Decisions

This  April, my first born son would have been celebrating his fifth birthday.

He would have, except that he died, when he was five days old.

Five years is a milestone.

A milestone for a little boy,

A milestone for a mother,

A milestone in grief.

Five years, all the books state, is when most parents, who have lost a child feel wholly normal again.

It’s when they are able to let things go, live and let live and all that junk.

I’ve yet to meet a textbook griever.

I am certainly not one.

Almost five years in, I have days, months of absolute clarity, of happiness and joy, when my son, William is just a whisper in my thoughts and then I have days when he is all I can think about.

The pain has faded, the gaping wound that was once open and raw is now mostly healed but if it is knocked,  will bleed easily still.

This is the life of a mother who has lost and I accept it.

I don’t think I will ever be fully healed.

I am not text book because, in other’s eyes I have taken way too long to find peace.

I am not text book because I grieve William when I grieve Ivy’s illness, I grieve differently because I had babies almost too soon after his death.

Everything is intertwined.

The whole NICU experience, the difficulties, the depression and absolute hopelessness I feel when Ivy is acutely unwell and I can do nothing to help her.

Everything is weighted on his death.

 

Last September we went away. It was the worst ‘holiday’ I have ever had.

I brought Ivy into the hospital the day after our return with pleural effusions and raging pneumonia.

After everything had settled and Ivy was stabilised I lamented that I would never ever go away from our hospital or our paediatrician again.

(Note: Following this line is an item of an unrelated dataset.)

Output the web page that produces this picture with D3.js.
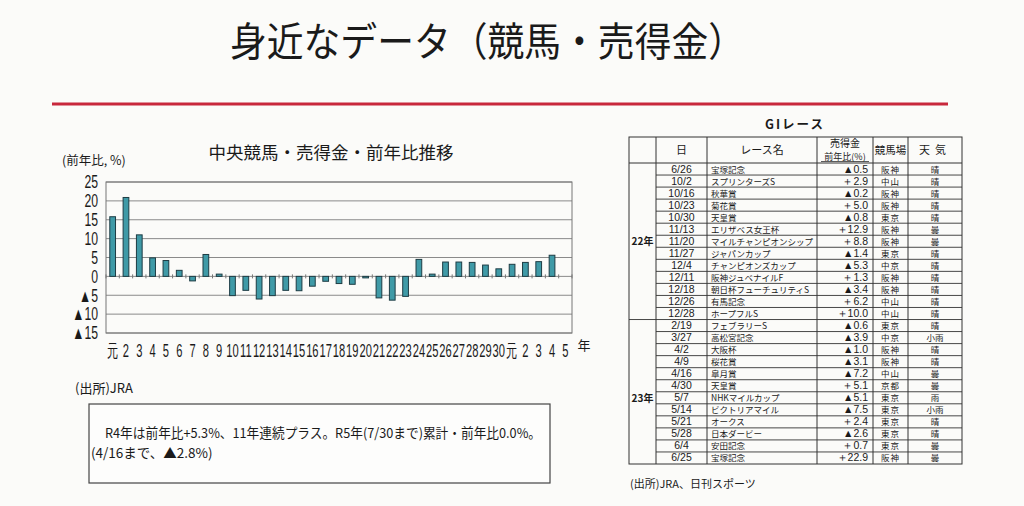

I cried into the night that my life had become a series of terrible events and to go anywhere, do anything was to tempt fate.

Yeah, it was a pretty horrible time.

Here’s the thing;

In April my son should be turning five. He’s not here. He’s gone but I want to celebrate him.

I want to sit on a beach at dawn and think about him.

I want to do it with my family.

So, I’m going to.

Today I made a decision to embark on another holiday.

Five days, four nights on an island.

There is no hospital and I am not even sure if there is phone coverage.

It’s booked.

William’s birthday falls just after Ivy’s scheduled** IVIG day and I am going to risk it

because five years is a big deal.

 

** As long as we get a continuation of treatment.